What are weekends for?
Shouldn’t they be about sleeping in till noon, not caring enough to style your hair, ordering food for delivery, catching up on the shows you feel too embarrassed to tell your friends about, and taking naps – naps are good. I have no doubt that the creators of the week intended for Saturday and Sunday to be celebration days for the lazy soul inside all of us.
And then, work came along – and demanded as much of your life you could sacrifice for it. When you were a child and you brazenly told an adult that you were going to be a doctor, vet, astronaut, fireman and Batman when you grow up, I’m sure you didn’t expect the constant blood, sweat and tears they would suck out of you.
As with any child, I used to like doing things my way – and for me the perfect day involved drawing what I wanted, where I wanted, and deciding when enough was enough. I didn’t like the bit where I would get told off for getting more of the paint on my clothes than on the canvas – but adults hey? The only structure I wouldn’t object to during my perfect day was meal times – but then again, when have I ever objected to food?
Unfortunately, those days are in the archives of my memory bank now. Soon after being hit by the train known as puberty, I was yanked out of my childhood dreams of being a superhero space doctor and forced to face the harsh reality of the adult world. It was a dark place without much room from creativity and certainly no encouragement for those who wished to take an unorthodox route through life. Slowly but surely, everyone around me was being funnelled into one job or the other – and I would be expected to do the same.
The deadlines and tests kept coming at me, and they were the monsters which nibbled away at my evenings and weekends. Unless you can learn at your own pace and pursue areas of personal interest alongside all the necessary components of your education, being a student is nothing more than being a very poor human being who functions with high stress levels and a constant feeling that you aren’t doing enough. Why do you stick at it?

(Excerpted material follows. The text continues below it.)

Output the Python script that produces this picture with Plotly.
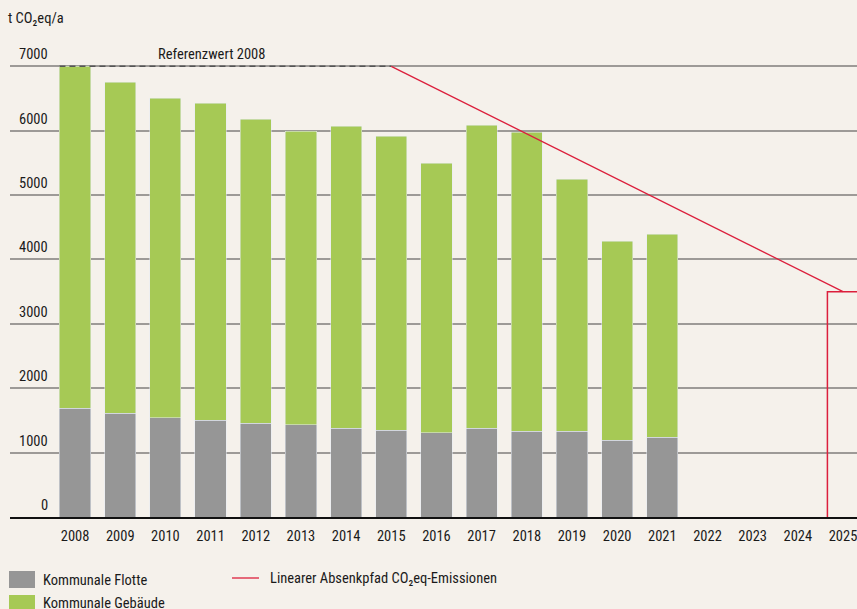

Because there is a career at the end of it (potentially), and the hardships you endure today are supposed to fuel your ascent up the ‘career ladder’ everyone keeps raving on about.
Now I’ve never been one to enjoy strenuous exercise, and that ‘career ladder’ business does seem like hard work without the promise of a safety net to break your fall. But I do like a challenge, and this is the reason why my weekends are owned by textbooks and spent scribbling notes to be memorised at some point in the near future – hopefully. It’s why I don’t have a social life, and probably the ultimate reason behind my recently acquired antisocial tactics. You see, I am not supposed to enjoy myself on the weekends, I’m supposed to dismiss any notion of ‘free time’, especially with exams being so close. I’m supposed to measure the quality of my life in terms of productivity – but my short attention span took me on a joyride this weekend. Deep sigh.
I had the most unproductive weekend in the history of mankind. Fine, I ditched the textbooks in an effort to relax and have fun, but I was consumed by guilt majority of the time and I slept through the rest. I had made a conscious effort to post less on the illustrated moment blog (thank you for reading, kind sir and lovely madam) in the run up to exams, but here I was with ‘free time’ and no excuse, yet still unable to do anything I wanted. It has been the most unproductive and frustrating weekend ever. My life had lacked ‘free time’ for so long that a sudden abundance of the thing led me to freeze!